REQUIREMENT: Please print exactly the lines below, from the start of the material up to and including the line with "import matplotlib.pyplot as plt", but none of the pictures.

— Start of DATA BLOCK —

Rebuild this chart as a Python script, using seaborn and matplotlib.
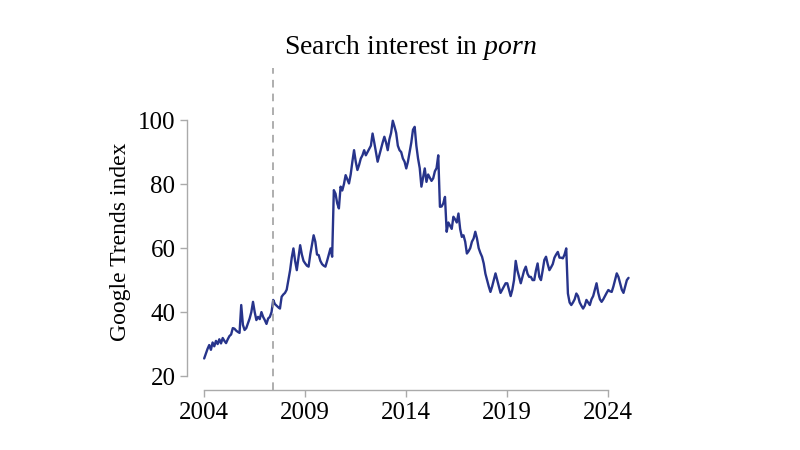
import numpy as np
import pandas as pd
import seaborn as sns
import matplotlib.pyplot as plt

# Monthly Google Trends index, Jan 2004 - Jan 2025
interest = [
    25.5, 27.0, 28.5, 29.7, 28.2, 30.5, 29.3, 31.0, 30.0, 31.5, 30.2, 31.9,  # 2004
    31.0, 30.3, 31.5, 32.5, 33.0, 35.0, 34.8, 34.2, 33.8, 33.5, 42.2, 36.0,  # 2005
    34.4, 35.0, 36.5, 38.0, 40.0, 43.2, 40.0, 37.5, 38.5, 37.8, 40.0, 38.5,  # 2006
    37.5, 36.3, 38.0, 38.5, 40.0, 43.8, 42.5, 42.0, 41.5, 41.1, 44.8, 45.5,  # 2007
    46.0, 47.0, 50.0, 53.0, 57.0, 59.9, 56.0, 53.1, 57.0, 60.9, 58.0, 56.0,  # 2008
    55.2, 54.5, 54.2, 58.0, 61.0, 64.0, 62.0, 58.0, 57.8, 56.0, 55.0, 54.5,  # 2009
    54.2, 56.0, 58.0, 59.9, 57.3, 78.1, 77.0, 74.0, 72.4, 79.2, 78.0, 80.0,  # 2010
    82.8, 81.5, 80.2, 83.0, 87.0, 90.6, 87.0, 84.4, 86.0, 88.0, 89.0, 90.6,  # 2011
    89.0, 90.0, 91.0, 92.0, 95.8, 93.0, 90.0, 87.0, 89.0, 91.0, 93.0, 94.8,  # 2012
    93.0, 90.6, 94.0, 96.0, 99.8, 98.0, 96.0, 92.0, 90.6, 90.0, 88.0, 87.0,  # 2013
    84.9, 87.0, 90.0, 93.0, 97.0, 97.9, 92.0, 88.0, 85.0, 79.2, 82.0, 84.9,  # 2014
    80.7, 83.0, 82.0, 81.0, 81.8, 84.0, 85.0, 89.0, 72.9, 73.0, 74.0, 76.0,  # 2015
    65.1, 68.0, 67.0, 66.0, 69.8, 69.0, 68.0, 70.8, 66.0, 63.5, 64.0, 62.0,  # 2016
    58.3, 59.0, 60.0, 62.0, 63.0, 65.1, 63.0, 60.0, 58.5, 57.3, 55.2, 52.0,  # 2017
    50.0, 48.0, 46.3, 48.0, 50.0, 52.1, 50.0, 48.0, 46.0, 47.0, 48.0, 49.0,  # 2018
    49.0, 47.0, 45.0, 47.0, 50.0, 56.0, 53.0, 51.0, 49.0, 51.0, 53.0, 54.2,  # 2019
    52.0, 51.0, 51.0, 50.0, 50.0, 53.0, 55.2, 51.0, 50.0, 53.0, 56.3, 57.3,  # 2020
    55.0, 53.1, 54.0, 55.0, 57.0, 58.0, 58.8, 57.0, 57.0, 56.8, 58.0, 59.9,  # 2021
    45.8, 43.0, 42.2, 43.0, 44.0, 45.8, 45.0, 43.0, 42.0, 41.1, 42.0, 43.8,  # 2022
    43.0, 42.2, 44.0, 45.0, 47.0, 49.0, 46.0, 44.0, 43.2, 44.0, 45.0, 46.0,  # 2023
    46.9, 46.5, 46.3, 48.0, 50.0, 52.1, 51.0, 49.0, 47.0, 46.0, 48.0, 50.0,  # 2024
    50.7,                                                                    # 2025
]
start_year = 2004
year_ticks = [2004, 2009, 2014, 2019, 2024]
index_ticks = [20, 40, 60, 80, 100]
event_year = 2007.4  # dashed marker

df = pd.DataFrame({
    "year": start_year + np.arange(len(interest)) / 12,
    "interest": interest,
})

sns.set_theme(style="ticks")
plt.rcParams["font.family"] = ["Liberation Serif", "DejaVu Serif"]
plt.rcParams["text.color"] = "black"
plt.rcParams["axes.labelcolor"] = "black"
plt.rcParams["mathtext.fontset"] = "custom"
plt.rcParams["mathtext.rm"] = "Liberation Serif"
plt.rcParams["mathtext.it"] = "Liberation Serif:italic"

fig = plt.figure(figsize=(8, 4.5), dpi=100)
ax = fig.add_axes([0.234, 0.133, 0.559, 0.716])

sns.lineplot(data=df, x="year", y="interest", color="#27348b", linewidth=1.7, ax=ax)
ax.axvline(event_year, color="#999999", linestyle=(0, (5, 4)), linewidth=1.1)

ax.set_xlim(2003.16, 2025.29)
ax.set_ylim(15.6, 116.3)
ax.set_xticks(year_ticks)
ax.set_yticks(index_ticks)

for side in ["top", "right"]:
    ax.spines[side].set_visible(False)
ax.spines["bottom"].set_bounds(year_ticks[0], year_ticks[-1])
ax.spines["left"].set_bounds(index_ticks[0], index_ticks[-1])
for side in ["bottom", "left"]:
    ax.spines[side].set_color("#aaaaaa")
    ax.spines[side].set_linewidth(1.0)
ax.tick_params(colors="#aaaaaa", labelcolor="black", labelsize=18, length=5, width=1.0)

ax.set_xlabel("")
ax.set_ylabel("Google Trends index", fontsize=17)
ax.yaxis.set_label_coords(-0.125, 0.46)
ax.set_title("Search interest in $\\mathit{porn}$", fontsize=20, pad=10)

plt.savefig("out.png", dpi=100)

— End of DATA BLOCK —

FINAL ANSWER:
Rebuild this chart as a Python script, using seaborn and matplotlib.
import numpy as np
import pandas as pd
import seaborn as sns
import matplotlib.pyplot as plt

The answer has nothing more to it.